Part VI Discussion and Future work

This project is very interesting and challenging. It would be interesting to show whether we can get improvement on image inpainting with image caption. So far, only the frist method is finished, and I will try to finish the other two methods in coming weeks. Besides, another interesting idea may be the multi-task learning: to learn both missing part of the image and caption of the image.

Reference
[1] Efros A A, Leung T K. Texture synthesis by non-parametric sampling[C], Computer Vision, 1999. The Proceedings of the Seventh IEEE International Conference on. IEEE, 1999, 2: 1033-1038.

[2] Huang J B, Kang S B, Ahuja N, et al. Image completion using planar structure guidance[J]. ACM Transactions on Graphics (TOG), 2014, 33(4): 129.

[3] Hu Y, Zhang D, Ye J, et al. Fast and accurate matrix completion via truncated nuclear norm regularization[J]. IEEE Transactions on Pattern Analysis and Machine Intelligence, 2013, 35(9): 2117-2130.

[4] Hays J, Efros A A. Scene completion using millions of photographs[C], ACM Transactions on Graphics (TOG). ACM, 2007, 26(3): 4.

[5] Hays J, Efros A A. Scene completion using millions of photographs[C], ACM Transactions on Graphics (TOG). ACM, 2007, 26(3): 4.

[6] Mairal J, Elad M, Sapiro G. Sparse representation for color image restoration[J]. IEEE Transactions on image processing, 2008, 17(1): 53-69.

[7] Yeh R, Chen C, Lim T Y, et al. Semantic Image Inpainting with Perceptual and Contextual Losses[J]. arXiv preprint arXiv:1607.07539, 2016.

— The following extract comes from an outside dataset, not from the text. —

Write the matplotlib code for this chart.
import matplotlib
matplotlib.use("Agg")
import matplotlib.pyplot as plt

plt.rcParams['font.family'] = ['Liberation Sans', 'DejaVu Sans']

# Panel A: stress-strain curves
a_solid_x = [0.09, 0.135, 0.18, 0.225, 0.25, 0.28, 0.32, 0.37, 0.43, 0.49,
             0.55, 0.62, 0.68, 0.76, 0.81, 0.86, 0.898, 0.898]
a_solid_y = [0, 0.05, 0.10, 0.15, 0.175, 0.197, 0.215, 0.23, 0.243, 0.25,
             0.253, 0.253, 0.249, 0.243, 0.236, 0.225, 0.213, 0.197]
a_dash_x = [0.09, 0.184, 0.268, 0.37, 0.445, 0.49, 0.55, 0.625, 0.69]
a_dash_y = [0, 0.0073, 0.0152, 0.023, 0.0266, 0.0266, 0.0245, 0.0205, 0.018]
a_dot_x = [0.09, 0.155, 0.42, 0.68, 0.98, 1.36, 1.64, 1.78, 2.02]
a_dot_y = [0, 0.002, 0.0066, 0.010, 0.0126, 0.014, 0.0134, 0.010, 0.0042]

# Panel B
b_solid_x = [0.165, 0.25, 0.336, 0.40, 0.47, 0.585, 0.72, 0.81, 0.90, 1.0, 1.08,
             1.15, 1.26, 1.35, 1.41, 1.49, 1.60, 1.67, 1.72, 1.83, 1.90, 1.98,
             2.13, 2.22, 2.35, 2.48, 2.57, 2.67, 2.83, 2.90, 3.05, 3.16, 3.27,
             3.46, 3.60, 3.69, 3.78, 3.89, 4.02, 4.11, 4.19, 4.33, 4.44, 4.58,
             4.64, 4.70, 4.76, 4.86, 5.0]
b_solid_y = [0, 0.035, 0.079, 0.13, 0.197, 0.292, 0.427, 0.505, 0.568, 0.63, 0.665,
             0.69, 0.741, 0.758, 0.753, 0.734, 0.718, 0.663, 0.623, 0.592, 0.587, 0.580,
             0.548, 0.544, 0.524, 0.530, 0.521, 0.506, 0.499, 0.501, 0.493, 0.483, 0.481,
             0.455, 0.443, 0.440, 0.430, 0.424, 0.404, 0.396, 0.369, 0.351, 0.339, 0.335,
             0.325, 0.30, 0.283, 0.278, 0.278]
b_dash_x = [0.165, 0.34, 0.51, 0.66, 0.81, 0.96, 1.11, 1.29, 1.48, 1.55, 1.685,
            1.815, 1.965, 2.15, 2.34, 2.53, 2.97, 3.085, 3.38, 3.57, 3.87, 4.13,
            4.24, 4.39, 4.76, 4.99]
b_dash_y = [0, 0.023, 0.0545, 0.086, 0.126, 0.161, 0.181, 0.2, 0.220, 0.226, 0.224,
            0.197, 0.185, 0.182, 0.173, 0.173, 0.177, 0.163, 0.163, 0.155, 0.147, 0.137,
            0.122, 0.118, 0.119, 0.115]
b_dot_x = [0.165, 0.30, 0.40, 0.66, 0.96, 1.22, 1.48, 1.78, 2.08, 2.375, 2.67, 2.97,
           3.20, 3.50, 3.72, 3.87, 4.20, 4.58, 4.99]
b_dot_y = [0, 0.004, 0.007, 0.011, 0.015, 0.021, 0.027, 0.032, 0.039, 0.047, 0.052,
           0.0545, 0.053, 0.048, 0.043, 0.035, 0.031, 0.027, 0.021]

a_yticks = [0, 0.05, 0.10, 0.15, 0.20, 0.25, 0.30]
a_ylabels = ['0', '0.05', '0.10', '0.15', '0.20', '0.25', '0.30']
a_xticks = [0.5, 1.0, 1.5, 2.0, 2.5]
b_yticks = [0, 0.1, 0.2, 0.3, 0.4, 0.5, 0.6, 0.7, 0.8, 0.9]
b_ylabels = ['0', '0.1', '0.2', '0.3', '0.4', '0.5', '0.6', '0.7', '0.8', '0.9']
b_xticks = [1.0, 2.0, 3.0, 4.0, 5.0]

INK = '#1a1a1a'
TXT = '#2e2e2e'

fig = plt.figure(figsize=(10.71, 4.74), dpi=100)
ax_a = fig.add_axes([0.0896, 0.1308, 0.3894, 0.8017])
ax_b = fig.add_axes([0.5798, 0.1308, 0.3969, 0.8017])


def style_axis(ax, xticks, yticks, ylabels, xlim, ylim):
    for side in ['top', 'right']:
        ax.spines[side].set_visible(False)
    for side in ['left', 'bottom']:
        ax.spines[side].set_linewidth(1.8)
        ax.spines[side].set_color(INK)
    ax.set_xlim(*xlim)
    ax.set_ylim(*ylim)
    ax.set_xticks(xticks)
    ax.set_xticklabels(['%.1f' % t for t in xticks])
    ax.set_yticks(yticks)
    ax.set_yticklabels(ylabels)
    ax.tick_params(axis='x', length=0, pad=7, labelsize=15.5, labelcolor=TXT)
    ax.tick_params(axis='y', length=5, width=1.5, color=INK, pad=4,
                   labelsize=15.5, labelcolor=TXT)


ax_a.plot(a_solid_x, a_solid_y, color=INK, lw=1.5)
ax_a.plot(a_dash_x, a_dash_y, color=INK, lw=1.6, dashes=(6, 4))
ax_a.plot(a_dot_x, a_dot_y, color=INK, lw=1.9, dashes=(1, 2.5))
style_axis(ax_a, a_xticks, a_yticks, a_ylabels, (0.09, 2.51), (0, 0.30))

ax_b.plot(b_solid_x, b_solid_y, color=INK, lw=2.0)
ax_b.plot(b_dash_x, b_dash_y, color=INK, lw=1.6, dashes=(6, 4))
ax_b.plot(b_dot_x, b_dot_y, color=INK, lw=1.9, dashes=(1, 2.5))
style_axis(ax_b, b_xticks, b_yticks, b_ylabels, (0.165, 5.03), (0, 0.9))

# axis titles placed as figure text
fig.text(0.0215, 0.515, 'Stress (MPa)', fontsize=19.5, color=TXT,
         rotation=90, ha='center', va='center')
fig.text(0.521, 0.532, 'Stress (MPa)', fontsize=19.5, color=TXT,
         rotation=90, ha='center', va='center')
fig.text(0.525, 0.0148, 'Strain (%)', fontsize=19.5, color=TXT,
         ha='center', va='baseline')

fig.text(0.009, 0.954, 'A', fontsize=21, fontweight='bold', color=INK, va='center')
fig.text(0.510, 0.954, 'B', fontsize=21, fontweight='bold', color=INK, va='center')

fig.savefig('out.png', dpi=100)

[8] Reed S, Akata Z, Yan X, et al. Generative adversarial text to image synthesis[C], Proceedings of The 33rd International Conference on Machine Learning. 2016, 3.

[9] Zhang H, Xu T, Li H, et al. StackGAN: Text to Photo-realistic Image Synthesis with Stacked Generative Adversarial Networks[J]. arXiv preprint arXiv:1612.03242, 2016.

[10] Mirza M, Osindero S. Conditional generative adversarial nets[J]. arXiv preprint arXiv:1411.1784, 2014.

[11] Radford A, Metz L, Chintala S. Unsupervised representation learning with deep convolutional generative adversarial networks[J]. arXiv preprint arXiv:1511.06434, 2015.